Operational Insights into Safe Underground Hydrogen Storage System

Today, our energy system is undergoing a transition to reduce greenhouse gas emissions, pursuing more sustainable and environmentally friendly energy solutions. The new renewable energy solutions such as wind and solar power are entering the system with a larger share. However, they also are weather and season dependent, demanding greater operational flexibility in the energy system. Hydrogen is a promising solution to deal with the fluctuations in the system (i.e., unbalanced supply and demand). Nonetheless, utilizing hydrogen for balancing purposes requires efficient and large-scale storage solution. Storing hydrogen safely on a large scale brings about challenges related to technical, human, and social factors that still need further research to be addressed properly. After all, hydrogen is highly flammable and prone to ignition and explosion, so well maintained and specialized storage system is needed to detect and prevent hazardous escalations such as leakages. Human errors made in design and operation are one of the main causes of hydrogen incidents and accidents. Accordingly, human factors aspects should be better addressed to guarantee storage safety. In this paper, based on Hydrogen UnderGround (HUG) research project, we focus on human and social factors in the operation of hydrogen storage. Specifically, we aim to shed light on the demands of underground hydrogen storage from the operator perspective.
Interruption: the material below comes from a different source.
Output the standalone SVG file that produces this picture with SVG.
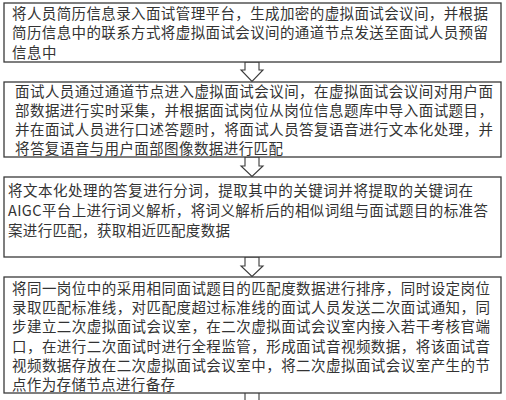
<svg xmlns="http://www.w3.org/2000/svg" width="506" height="400" viewBox="0 0 506 400">
<style>
.box{fill:#fff;stroke:#3a3a3a;stroke-width:1.3}
.arr{fill:#fff;stroke:#3a3a3a;stroke-width:1.1;stroke-linejoin:miter}
text{font-family:"Noto Sans CJK SC","Noto Sans",sans-serif;font-size:14.5px;fill:#333}
</style>
<rect width="506" height="400" fill="#fff"/>
<g id="connectors">
<polygon class="arr" points="245,62 259,62 259,70 263,70 252,81.5 241,70 245,70"/>
<polygon class="arr" points="245,157 259,157 259,166 263,166 252,176.5 241,166 245,166"/>
<polygon class="arr" points="245,257 259,257 259,266 263,266 252,276.5 241,266 245,266"/>
<path class="arr" d="M245,393 V401 M259,393 V401" fill="none"/>
</g>
<g id="step1">
<rect class="box" x="4" y="3" width="497" height="59"/>
<text x="12" y="18.5" textLength="476" lengthAdjust="spacing">将人员简历信息录入面试管理平台，生成加密的虚拟面试会议间，并根据</text>
<text x="12" y="38" textLength="476" lengthAdjust="spacing">简历信息中的联系方式将虚拟面试会议间的通道节点发送至面试人员预留</text>
<text x="12" y="57.5" textLength="44.6" lengthAdjust="spacing">信息中</text>
</g>
<g id="step2">
<rect class="box" x="4" y="82" width="497" height="75"/>
<text x="15" y="97" textLength="478" lengthAdjust="spacing">面试人员通过通道节点进入虚拟面试会议间，在虚拟面试会议间对用户面</text>
<text x="15" y="116" textLength="478" lengthAdjust="spacing">部数据进行实时采集，并根据面试岗位从岗位信息题库中导入面试题目，</text>
<text x="15" y="135" textLength="478" lengthAdjust="spacing">并在面试人员进行口述答题时，将面试人员答复语音进行文本化处理，并</text>
<text x="15" y="154" textLength="268" lengthAdjust="spacing">将答复语音与用户面部图像数据进行匹配</text>
</g>
<g id="step3">
<rect class="box" x="4" y="177" width="497" height="80"/>
<text x="8" y="196" textLength="465" lengthAdjust="spacing">将文本化处理的答复进行分词，提取其中的关键词并将提取的关键词在</text>
<text x="8" y="216" textLength="480" lengthAdjust="spacing">AIGC平台上进行词义解析，将词义解析后的相似词组与面试题目的标准答</text>
<text x="8" y="236" textLength="222" lengthAdjust="spacing">案进行匹配，获取相近匹配度数据</text>
</g>
<g id="step4">
<rect class="box" x="4" y="277" width="497" height="116"/>
<text x="12" y="294" textLength="478" lengthAdjust="spacing">将同一岗位中的采用相同面试题目的匹配度数据进行排序，同时设定岗位</text>
<text x="12" y="313.2" textLength="478" lengthAdjust="spacing">录取匹配标准线，对匹配度超过标准线的面试人员发送二次面试通知，同</text>
<text x="12" y="332.4" textLength="478" lengthAdjust="spacing">步建立二次虚拟面试会议室，在二次虚拟面试会议室内接入若干考核官端</text>
<text x="12" y="351.6" textLength="478" lengthAdjust="spacing">口，在进行二次面试时进行全程监管，形成面试音视频数据，将该面试音</text>
<text x="12" y="370.8" textLength="478" lengthAdjust="spacing">视频数据存放在二次虚拟面试会议室中，将二次虚拟面试会议室产生的节</text>
<text x="12" y="390" textLength="163" lengthAdjust="spacing">点作为存储节点进行备存</text>
</g>
</svg>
For this purpose, we conducted work domain analysis, included in cognitive work analysis methodology, to better understand the hydrogen storage as a sociotechnical system and its functional structure with respect to its purposes and constraints on human actors. Creating this understanding is a prerequisite for further development of the system, that is, for setting appropriate requirements and creating an operational concept for the storage system. Our results preliminarily show the complexity and extent of operational perspectives, including human factors, needed in a large-scale underground storage system.

Keywords: Human factors, Underground hydrogen storage, Operator work, Work domain analysis.